• _Job_
For this exercise, repeat all of the material verbatim apart from its images.

• _Data extract_
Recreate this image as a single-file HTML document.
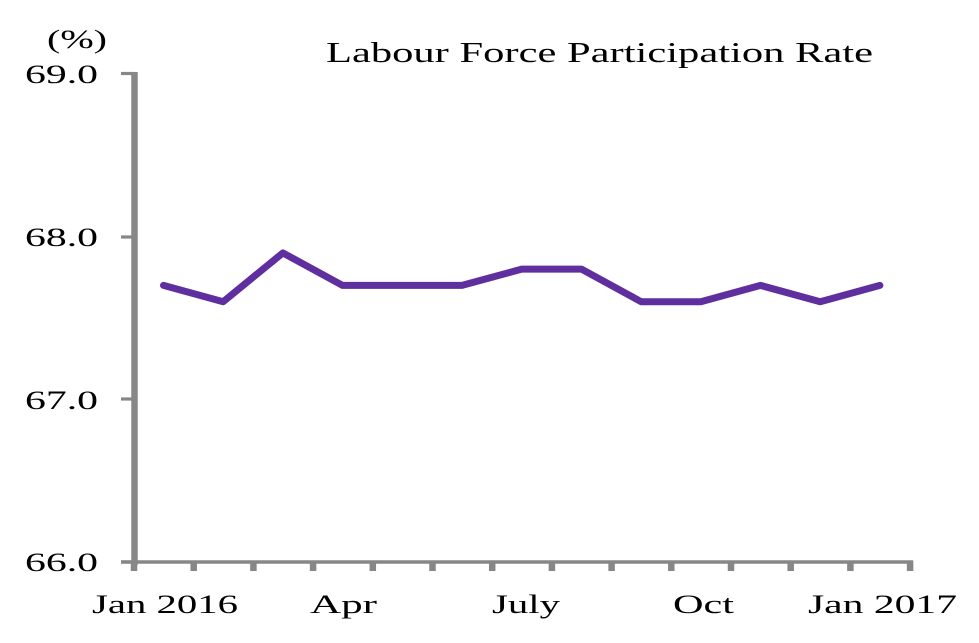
<!DOCTYPE html>
<html>
<head>
<meta charset="utf-8">
<style>
  html, body { margin: 0; padding: 0; background: #ffffff; }
  svg { display: block; }
  text { font-family: "Liberation Serif", "Times New Roman", serif; fill: #000; }
</style>
</head>
<body>
<svg width="979" height="643" viewBox="0 0 979 643" xmlns="http://www.w3.org/2000/svg">
  <rect x="0" y="0" width="979" height="643" fill="#ffffff"/>

  <!-- Title -->
  <text x="326" y="62" font-size="29" textLength="547" lengthAdjust="spacingAndGlyphs">Labour Force Participation Rate</text>

  <!-- Unit label -->
  <text x="47" y="48" font-size="26" textLength="60" lengthAdjust="spacingAndGlyphs">(%)</text>

  <!-- Y tick labels -->
  <text x="25" y="83" font-size="26" textLength="73" lengthAdjust="spacingAndGlyphs">69.0</text>
  <text x="25" y="246" font-size="26" textLength="73" lengthAdjust="spacingAndGlyphs">68.0</text>
  <text x="25" y="409" font-size="26" textLength="73" lengthAdjust="spacingAndGlyphs">67.0</text>
  <text x="25" y="571" font-size="26" textLength="73" lengthAdjust="spacingAndGlyphs">66.0</text>

  <!-- Axes -->
  <g stroke="#878787" fill="none">
    <line x1="134.5" y1="72" x2="134.5" y2="565" stroke-width="6.5"/>
    <line x1="121" y1="73.5" x2="135" y2="73.5" stroke-width="3.2"/>
    <line x1="121" y1="237" x2="135" y2="237" stroke-width="3.2"/>
    <line x1="121" y1="399" x2="135" y2="399" stroke-width="3.2"/>
    <line x1="121" y1="562" x2="135" y2="562" stroke-width="3.2"/>
    <line x1="121" y1="562" x2="913" y2="562" stroke-width="3.4"/>
    <g stroke-width="6.5">
      <line x1="134" y1="561" x2="134" y2="571"/>
      <line x1="193.7" y1="561" x2="193.7" y2="571"/>
      <line x1="253.4" y1="561" x2="253.4" y2="571"/>
      <line x1="313.1" y1="561" x2="313.1" y2="571"/>
      <line x1="372.8" y1="561" x2="372.8" y2="571"/>
      <line x1="432.5" y1="561" x2="432.5" y2="571"/>
      <line x1="492.2" y1="561" x2="492.2" y2="571"/>
      <line x1="551.9" y1="561" x2="551.9" y2="571"/>
      <line x1="611.6" y1="561" x2="611.6" y2="571"/>
      <line x1="671.3" y1="561" x2="671.3" y2="571"/>
      <line x1="731" y1="561" x2="731" y2="571"/>
      <line x1="790.7" y1="561" x2="790.7" y2="571"/>
      <line x1="850.4" y1="561" x2="850.4" y2="571"/>
      <line x1="910.1" y1="561" x2="910.1" y2="571"/>
    </g>
  </g>

  <!-- X labels -->
  <text x="165" y="613" font-size="26" text-anchor="middle" textLength="146" lengthAdjust="spacingAndGlyphs">Jan 2016</text>
  <text x="343.5" y="613" font-size="26" text-anchor="middle" textLength="67" lengthAdjust="spacingAndGlyphs">Apr</text>
  <text x="526" y="613" font-size="26" text-anchor="middle" textLength="68" lengthAdjust="spacingAndGlyphs">July</text>
  <text x="703.5" y="613" font-size="26" text-anchor="middle" textLength="61" lengthAdjust="spacingAndGlyphs">Oct</text>
  <text x="882.5" y="613" font-size="26" text-anchor="middle" textLength="149" lengthAdjust="spacingAndGlyphs">Jan 2017</text>

  <!-- Series -->
  <polyline fill="none" stroke="#5f2f9f" stroke-width="7" stroke-linejoin="round" stroke-linecap="round"
    points="163.5,285.4 223.2,301.7 282.9,252.9 342.6,285.4 402.3,285.4 462,285.4 521.7,269.1 581.4,269.1 641.1,301.7 700.8,301.7 760.5,285.4 820.2,301.7 879.9,285.4"/>
</svg>
</body>
</html>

• _Completed exercise_
Recreate this image as a single-file HTML document.
<!DOCTYPE html>
<html>
<head>
<meta charset="utf-8">
<style>
  html, body { margin: 0; padding: 0; background: #ffffff; }
  svg { display: block; }
  text { font-family: "Liberation Serif", "Times New Roman", serif; fill: #000; }
</style>
</head>
<body>
<svg width="979" height="643" viewBox="0 0 979 643" xmlns="http://www.w3.org/2000/svg">
  <rect x="0" y="0" width="979" height="643" fill="#ffffff"/>

  <!-- Title -->
  <text x="326" y="62" font-size="29" textLength="547" lengthAdjust="spacingAndGlyphs">Labour Force Participation Rate</text>

  <!-- Unit label -->
  <text x="47" y="48" font-size="26" textLength="60" lengthAdjust="spacingAndGlyphs">(%)</text>

  <!-- Y tick labels -->
  <text x="25" y="83" font-size="26" textLength="73" lengthAdjust="spacingAndGlyphs">69.0</text>
  <text x="25" y="246" font-size="26" textLength="73" lengthAdjust="spacingAndGlyphs">68.0</text>
  <text x="25" y="409" font-size="26" textLength="73" lengthAdjust="spacingAndGlyphs">67.0</text>
  <text x="25" y="571" font-size="26" textLength="73" lengthAdjust="spacingAndGlyphs">66.0</text>

  <!-- Axes -->
  <g stroke="#878787" fill="none">
    <line x1="134.5" y1="72" x2="134.5" y2="565" stroke-width="6.5"/>
    <line x1="121" y1="73.5" x2="135" y2="73.5" stroke-width="3.2"/>
    <line x1="121" y1="237" x2="135" y2="237" stroke-width="3.2"/>
    <line x1="121" y1="399" x2="135" y2="399" stroke-width="3.2"/>
    <line x1="121" y1="562" x2="135" y2="562" stroke-width="3.2"/>
    <line x1="121" y1="562" x2="913" y2="562" stroke-width="3.4"/>
    <g stroke-width="6.5">
      <line x1="134" y1="561" x2="134" y2="571"/>
      <line x1="193.7" y1="561" x2="193.7" y2="571"/>
      <line x1="253.4" y1="561" x2="253.4" y2="571"/>
      <line x1="313.1" y1="561" x2="313.1" y2="571"/>
      <line x1="372.8" y1="561" x2="372.8" y2="571"/>
      <line x1="432.5" y1="561" x2="432.5" y2="571"/>
      <line x1="492.2" y1="561" x2="492.2" y2="571"/>
      <line x1="551.9" y1="561" x2="551.9" y2="571"/>
      <line x1="611.6" y1="561" x2="611.6" y2="571"/>
      <line x1="671.3" y1="561" x2="671.3" y2="571"/>
      <line x1="731" y1="561" x2="731" y2="571"/>
      <line x1="790.7" y1="561" x2="790.7" y2="571"/>
      <line x1="850.4" y1="561" x2="850.4" y2="571"/>
      <line x1="910.1" y1="561" x2="910.1" y2="571"/>
    </g>
  </g>

  <!-- X labels -->
  <text x="165" y="613" font-size="26" text-anchor="middle" textLength="146" lengthAdjust="spacingAndGlyphs">Jan 2016</text>
  <text x="343.5" y="613" font-size="26" text-anchor="middle" textLength="67" lengthAdjust="spacingAndGlyphs">Apr</text>
  <text x="526" y="613" font-size="26" text-anchor="middle" textLength="68" lengthAdjust="spacingAndGlyphs">July</text>
  <text x="703.5" y="613" font-size="26" text-anchor="middle" textLength="61" lengthAdjust="spacingAndGlyphs">Oct</text>
  <text x="882.5" y="613" font-size="26" text-anchor="middle" textLength="149" lengthAdjust="spacingAndGlyphs">Jan 2017</text>

  <!-- Series -->
  <polyline fill="none" stroke="#5f2f9f" stroke-width="7" stroke-linejoin="round" stroke-linecap="round"
    points="163.5,285.4 223.2,301.7 282.9,252.9 342.6,285.4 402.3,285.4 462,285.4 521.7,269.1 581.4,269.1 641.1,301.7 700.8,301.7 760.5,285.4 820.2,301.7 879.9,285.4"/>
</svg>
</body>
</html>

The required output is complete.